En réclamant un acte d'huissier pour intervenir, le gendarme fait référence à une procédure existante, mais pas pertinente dans ce cas précis : "Dans le cadre d'une ordonnance de protection, le juge des affaires familiales peut demander que monsieur soit exclu du domicile. Dans ce cas, par exemple, il peut y avoir un acte d'huissier. Dans toute séparation, un juge des affaires familiales peut également ordonner la restitution d'affaires que untel ne voudrait pas rendre. Mais dans ce cas précis, on ne parle pas d'une dame qui veut récupérer sa table basse. On parle d'une dame qui fuit et a besoin de son sac à main, de quelques affaires, d'argent pour une nuit d'hôtel, de ses papiers ; elle aura d'ailleurs besoin de nombreux documents si elle souhaite demander une ordonnance de protection."
Pour l'avocate, cette réaction du gendarme peut traduire, indépendamment d'une erreur d'appréciation humaine, un évident manque de moyens : "Il faut être suffisamment nombreux pour envoyer une escorte. C'est pour cela que l'on a besoin d'argent pour lutter contre les violences conjugales", poursuit Sophie Soubiran. Cette scène, qu'elle qualifie de "regrettable, voire lamentable", explique la raison pour laquelle tant de femmes victimes de violences ne portent pas plainte.
Une enquête administrative ouverte
De même, du côté des associations féministes, qui alertent depuis plusieurs années sur les manquements dans la prise en charge des victimes, la scène suscite l'indignation. "Je suis quand même assez dépitée qu'on en soit arrivé à un fonctionnement de l'Etat où il faudrait que ce soit le président Macron qui observe une défaillance de l'Etat pour qu'enfin celui-ci réagisse", déplore auprès de franceinfo Céline Piques, porte-parole de l'association Osez le féminisme !

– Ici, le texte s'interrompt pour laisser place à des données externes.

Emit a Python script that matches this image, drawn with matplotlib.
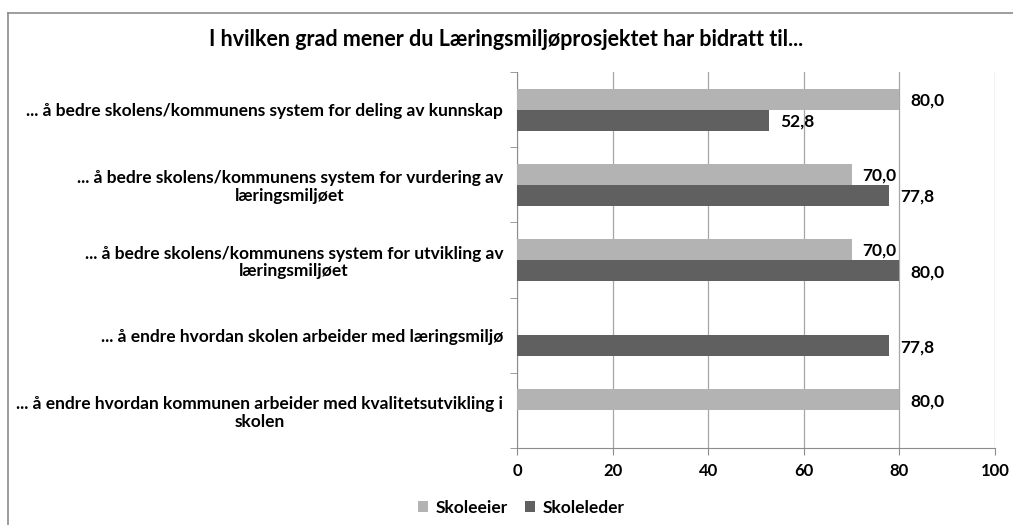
import matplotlib
matplotlib.use('Agg')
from matplotlib import pyplot as plt
from matplotlib.lines import Line2D
import numpy as np

categories = [
    '... å bedre skolens/kommunens system for deling av kunnskap',
    '... å bedre skolens/kommunens system for vurdering av\nlæringsmiljøet',
    '... å bedre skolens/kommunens system for utvikling av\nlæringsmiljøet',
    '... å endre hvordan skolen arbeider med læringsmiljø',
    '... å endre hvordan kommunen arbeider med kvalitetsutvikling i\nskolen',
]
skoleeier = [80.0, 70.0, 70.0, np.nan, 80.0]
skoleleder = [52.8, 77.8, 80.0, 77.8, np.nan]
series_names = ['Skoleeier', 'Skoleleder']
colors = ['#b3b3b3', '#606060']
x_ticks = [0, 20, 40, 60, 80, 100]

plt.rcParams['font.family'] = ['Lato', 'DejaVu Sans']
plt.rcParams['font.weight'] = 'bold'

fig = plt.figure(figsize=(10.13, 5.25), dpi=100)
ax = fig.add_axes([517 / 1013, 1 - 448 / 525, 478 / 1013, 376 / 525])

# outer frame (only left and top edges visible in the crop)
fig.add_artist(Line2D([8 / 1013, 8 / 1013], [0, 1 - 13 / 525], color='#8c8c8c', lw=1.2))
fig.add_artist(Line2D([8 / 1013, 1], [1 - 13 / 525, 1 - 13 / 525], color='#8c8c8c', lw=1.2))

y = np.arange(len(categories))
h = 0.28
ax.barh(y - h / 2, skoleeier, height=h, color=colors[0], label=series_names[0], zorder=3)
ax.barh(y + h / 2, skoleleder, height=h, color=colors[1], label=series_names[1], zorder=3)

for vals, off in ((skoleeier, -h / 2), (skoleleder, h / 2)):
    for i, v in enumerate(vals):
        if np.isnan(v):
            continue
        ax.text(v + 2.3, i + off + 0.02, f'{v:.1f}'.replace('.', ','),
                va='center', ha='left', fontsize=12.5, fontweight='bold')

ax.set_xlim(0, 100)
ax.set_ylim(len(categories) - 0.5, -0.5)
ax.set_xticks(x_ticks)
ax.set_yticks(y)
ax.set_yticklabels(categories, fontsize=12.5, fontweight='bold')
for lbl in ax.get_yticklabels():
    lbl.set_multialignment('center')
    lbl.set_linespacing(1.15)
ax.set_yticks(np.arange(-0.5, len(categories)), minor=True)
ax.tick_params(axis='y', which='major', length=0, pad=10)
ax.tick_params(axis='y', which='minor', length=5, color='#8c8c8c', direction='out')
ax.tick_params(axis='x', length=5, color='#8c8c8c', labelsize=12, pad=6)

ax.grid(axis='x', color='#a6a6a6', lw=0.9, zorder=0)
for s in ('top', 'right'):
    ax.spines[s].set_visible(False)
for s in ('left', 'bottom'):
    ax.spines[s].set_color('#8c8c8c')

fig.text(0.5, 1 - 40 / 525, 'I hvilken grad mener du Læringsmiljøprosjektet har bidratt til...',
         ha='center', va='center', fontsize=15.5, fontweight='bold')

fig.legend(loc='center', bbox_to_anchor=(521 / 1013, 1 - 508 / 525), ncol=2, frameon=False,
           fontsize=12.5, handlelength=0.6, handleheight=0.6, handletextpad=0.4,
           columnspacing=1.0)

fig.savefig('out.png', dpi=100)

Quelques heures après la visite incognito d'Emmanuel Macron, Edouard Philippe a tenu une conférence de presse pour ouvrir le Grenelle sur les violences conjugales. Il est alors revenu sur cet épisode :
"Même si le contexte du cas évoqué doit être précisé, la prise en compte de cette victime en difficulté apparaît totalement défaillante", a réagi dans la soirée auprès de l'AFP la Direction générale de la gendarmerie nationale (DGGN), qui a annoncé l'ouverture d'une enquête administrative confiée à l'Inspection générale de la gendarmerie nationale (IGGN) "pour déterminer les circonstances de ce manquement".
"La sensibilité ne remplace pas la formation"

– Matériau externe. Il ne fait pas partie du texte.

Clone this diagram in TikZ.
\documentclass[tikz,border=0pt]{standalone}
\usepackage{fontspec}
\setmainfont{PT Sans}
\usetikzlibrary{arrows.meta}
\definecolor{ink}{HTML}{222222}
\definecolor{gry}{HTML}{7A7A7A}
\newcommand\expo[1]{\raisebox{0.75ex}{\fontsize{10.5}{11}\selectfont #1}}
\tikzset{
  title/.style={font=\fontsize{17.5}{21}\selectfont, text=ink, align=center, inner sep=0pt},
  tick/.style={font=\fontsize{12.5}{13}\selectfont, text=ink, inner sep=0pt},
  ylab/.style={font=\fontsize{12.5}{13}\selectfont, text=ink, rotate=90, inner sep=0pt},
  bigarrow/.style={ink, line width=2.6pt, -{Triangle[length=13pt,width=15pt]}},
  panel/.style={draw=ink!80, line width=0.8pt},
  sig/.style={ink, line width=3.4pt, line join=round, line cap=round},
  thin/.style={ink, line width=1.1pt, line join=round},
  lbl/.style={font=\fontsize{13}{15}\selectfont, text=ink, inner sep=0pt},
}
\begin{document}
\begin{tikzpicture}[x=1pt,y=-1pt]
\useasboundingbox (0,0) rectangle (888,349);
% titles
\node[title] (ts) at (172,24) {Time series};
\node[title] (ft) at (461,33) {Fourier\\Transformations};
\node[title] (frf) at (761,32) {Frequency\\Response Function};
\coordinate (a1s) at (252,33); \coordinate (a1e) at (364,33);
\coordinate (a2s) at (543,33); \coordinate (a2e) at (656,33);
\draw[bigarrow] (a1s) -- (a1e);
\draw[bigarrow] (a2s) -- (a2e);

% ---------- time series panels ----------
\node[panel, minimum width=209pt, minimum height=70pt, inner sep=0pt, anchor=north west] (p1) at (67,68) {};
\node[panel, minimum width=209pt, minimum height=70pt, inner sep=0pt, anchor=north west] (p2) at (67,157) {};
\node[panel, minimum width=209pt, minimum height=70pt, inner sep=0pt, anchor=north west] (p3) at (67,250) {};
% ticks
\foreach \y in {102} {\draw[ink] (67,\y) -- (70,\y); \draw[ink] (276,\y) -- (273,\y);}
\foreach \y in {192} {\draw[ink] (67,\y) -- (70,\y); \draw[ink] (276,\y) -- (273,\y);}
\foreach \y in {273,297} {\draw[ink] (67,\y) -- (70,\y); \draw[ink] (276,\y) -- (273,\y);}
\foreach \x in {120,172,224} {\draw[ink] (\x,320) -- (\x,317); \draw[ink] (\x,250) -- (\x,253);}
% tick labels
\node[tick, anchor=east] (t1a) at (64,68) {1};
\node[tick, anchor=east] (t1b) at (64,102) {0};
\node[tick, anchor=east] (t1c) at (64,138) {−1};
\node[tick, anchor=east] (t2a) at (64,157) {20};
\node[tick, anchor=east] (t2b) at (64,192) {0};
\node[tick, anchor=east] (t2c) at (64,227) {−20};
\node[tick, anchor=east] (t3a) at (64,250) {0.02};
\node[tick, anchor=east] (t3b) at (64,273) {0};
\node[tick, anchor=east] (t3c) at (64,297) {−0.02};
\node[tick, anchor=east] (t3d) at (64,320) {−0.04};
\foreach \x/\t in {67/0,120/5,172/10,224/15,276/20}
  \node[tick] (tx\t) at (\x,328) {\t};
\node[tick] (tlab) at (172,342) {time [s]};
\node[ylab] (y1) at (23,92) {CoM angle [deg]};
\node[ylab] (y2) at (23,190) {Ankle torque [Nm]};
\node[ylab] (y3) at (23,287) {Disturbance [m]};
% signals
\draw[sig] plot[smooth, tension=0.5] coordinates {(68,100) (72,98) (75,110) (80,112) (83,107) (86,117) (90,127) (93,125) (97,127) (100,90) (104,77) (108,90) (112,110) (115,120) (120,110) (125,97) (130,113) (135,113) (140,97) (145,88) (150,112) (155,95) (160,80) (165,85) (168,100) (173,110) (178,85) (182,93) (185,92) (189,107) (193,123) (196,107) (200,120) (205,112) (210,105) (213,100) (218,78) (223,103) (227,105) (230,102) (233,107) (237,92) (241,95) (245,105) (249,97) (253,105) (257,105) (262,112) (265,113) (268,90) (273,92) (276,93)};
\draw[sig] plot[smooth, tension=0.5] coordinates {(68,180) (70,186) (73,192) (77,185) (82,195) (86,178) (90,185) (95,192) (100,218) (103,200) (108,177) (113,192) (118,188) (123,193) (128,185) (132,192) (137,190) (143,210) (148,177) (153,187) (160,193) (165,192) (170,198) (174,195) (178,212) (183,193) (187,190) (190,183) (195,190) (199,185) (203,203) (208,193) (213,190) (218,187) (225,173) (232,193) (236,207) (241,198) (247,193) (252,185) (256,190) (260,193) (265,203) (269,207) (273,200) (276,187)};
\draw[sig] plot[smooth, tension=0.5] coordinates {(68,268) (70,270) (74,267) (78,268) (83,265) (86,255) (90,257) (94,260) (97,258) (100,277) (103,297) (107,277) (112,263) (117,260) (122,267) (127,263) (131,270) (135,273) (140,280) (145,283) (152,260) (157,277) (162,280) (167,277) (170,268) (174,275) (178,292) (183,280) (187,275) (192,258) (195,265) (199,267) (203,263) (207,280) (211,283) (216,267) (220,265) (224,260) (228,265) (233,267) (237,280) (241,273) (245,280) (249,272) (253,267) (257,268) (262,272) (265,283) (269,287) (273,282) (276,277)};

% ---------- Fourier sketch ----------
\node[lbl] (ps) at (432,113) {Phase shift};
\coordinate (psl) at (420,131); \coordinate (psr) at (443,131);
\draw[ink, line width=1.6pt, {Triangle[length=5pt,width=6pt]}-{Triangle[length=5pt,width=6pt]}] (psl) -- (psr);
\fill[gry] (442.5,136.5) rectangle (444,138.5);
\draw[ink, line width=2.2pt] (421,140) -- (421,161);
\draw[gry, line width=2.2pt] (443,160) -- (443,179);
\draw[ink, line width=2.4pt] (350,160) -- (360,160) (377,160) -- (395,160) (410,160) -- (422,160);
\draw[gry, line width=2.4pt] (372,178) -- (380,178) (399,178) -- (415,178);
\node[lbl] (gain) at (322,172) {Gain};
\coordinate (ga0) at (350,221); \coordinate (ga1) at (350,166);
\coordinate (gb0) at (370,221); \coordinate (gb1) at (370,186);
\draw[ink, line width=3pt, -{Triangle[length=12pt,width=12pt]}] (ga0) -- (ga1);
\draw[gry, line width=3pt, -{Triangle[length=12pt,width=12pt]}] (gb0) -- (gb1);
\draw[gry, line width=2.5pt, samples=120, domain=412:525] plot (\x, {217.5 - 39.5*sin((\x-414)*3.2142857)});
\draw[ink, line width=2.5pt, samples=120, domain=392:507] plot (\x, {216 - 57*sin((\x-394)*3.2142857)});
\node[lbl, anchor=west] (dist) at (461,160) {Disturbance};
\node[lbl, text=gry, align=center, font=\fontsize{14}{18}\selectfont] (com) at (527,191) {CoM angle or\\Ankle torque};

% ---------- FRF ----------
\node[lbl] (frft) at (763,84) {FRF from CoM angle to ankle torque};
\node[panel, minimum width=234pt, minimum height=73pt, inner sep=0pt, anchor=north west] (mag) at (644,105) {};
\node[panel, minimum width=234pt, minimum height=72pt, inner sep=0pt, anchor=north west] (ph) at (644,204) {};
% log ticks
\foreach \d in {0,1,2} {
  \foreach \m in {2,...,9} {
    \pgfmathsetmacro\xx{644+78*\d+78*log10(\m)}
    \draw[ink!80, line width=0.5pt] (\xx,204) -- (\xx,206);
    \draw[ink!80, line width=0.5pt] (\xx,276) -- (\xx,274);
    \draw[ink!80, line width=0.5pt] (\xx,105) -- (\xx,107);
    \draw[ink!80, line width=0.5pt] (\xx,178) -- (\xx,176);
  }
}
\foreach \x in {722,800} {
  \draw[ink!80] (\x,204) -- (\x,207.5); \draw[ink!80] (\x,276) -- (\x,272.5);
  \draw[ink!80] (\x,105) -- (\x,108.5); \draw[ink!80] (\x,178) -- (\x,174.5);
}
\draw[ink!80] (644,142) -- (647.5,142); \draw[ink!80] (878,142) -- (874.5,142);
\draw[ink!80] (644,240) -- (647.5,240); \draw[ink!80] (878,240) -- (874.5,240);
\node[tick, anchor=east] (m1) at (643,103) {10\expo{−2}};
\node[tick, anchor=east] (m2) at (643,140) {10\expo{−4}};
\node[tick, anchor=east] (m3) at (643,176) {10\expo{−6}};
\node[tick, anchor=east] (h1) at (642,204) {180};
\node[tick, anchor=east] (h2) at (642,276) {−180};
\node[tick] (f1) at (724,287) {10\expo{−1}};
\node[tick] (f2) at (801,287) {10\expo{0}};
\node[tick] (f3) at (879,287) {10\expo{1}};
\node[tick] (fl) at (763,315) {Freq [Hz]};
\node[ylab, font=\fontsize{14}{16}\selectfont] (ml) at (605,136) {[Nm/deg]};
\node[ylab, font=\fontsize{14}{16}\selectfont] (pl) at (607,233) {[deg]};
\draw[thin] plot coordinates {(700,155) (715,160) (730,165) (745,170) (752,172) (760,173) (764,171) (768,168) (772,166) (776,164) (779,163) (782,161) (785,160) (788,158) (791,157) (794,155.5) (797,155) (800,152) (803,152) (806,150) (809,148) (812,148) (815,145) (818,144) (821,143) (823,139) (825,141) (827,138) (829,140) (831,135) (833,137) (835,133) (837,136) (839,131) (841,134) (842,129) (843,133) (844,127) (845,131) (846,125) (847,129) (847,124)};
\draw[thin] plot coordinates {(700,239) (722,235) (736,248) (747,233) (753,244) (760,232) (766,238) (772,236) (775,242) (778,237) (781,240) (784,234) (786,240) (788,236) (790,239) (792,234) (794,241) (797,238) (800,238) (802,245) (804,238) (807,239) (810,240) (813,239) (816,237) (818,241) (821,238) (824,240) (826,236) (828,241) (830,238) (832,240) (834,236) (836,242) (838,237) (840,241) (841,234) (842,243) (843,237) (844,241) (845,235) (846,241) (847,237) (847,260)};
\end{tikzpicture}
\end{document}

"Il est normal qu'une enquête soit ouverte et que le collègue soit entendu. Nous, les gendarmes, avons l'habitude d'être contrôlés, réagit auprès de franceinfo Frédéric Le Louette, président de l'Association professionnelle nationale des militaires de la gendarmerie Gend XXI. Ce qui l'est moins, c'est qu'on jette comme ça l'opprobre sur un camarade, qui a visiblement dû suivre la procédure telle qu'on le lui a demandé. S'il parle d''ordre d'huissier', c'est qu'on a dû lui réclamer ce document."
Pour le gendarme, le problème vient davantage "du manque de formation" des forces de l'ordre sur la prise en charge des femmes victimes de violences conjugales. "Beaucoup de gendarmes sont sensibles à ces questions, mais la sensibilité ne remplace pas la formation, alerte-t-il. On ne peut pas reprocher aux forces de l'ordre de ne pas être à la hauteur si on ne les forme pas."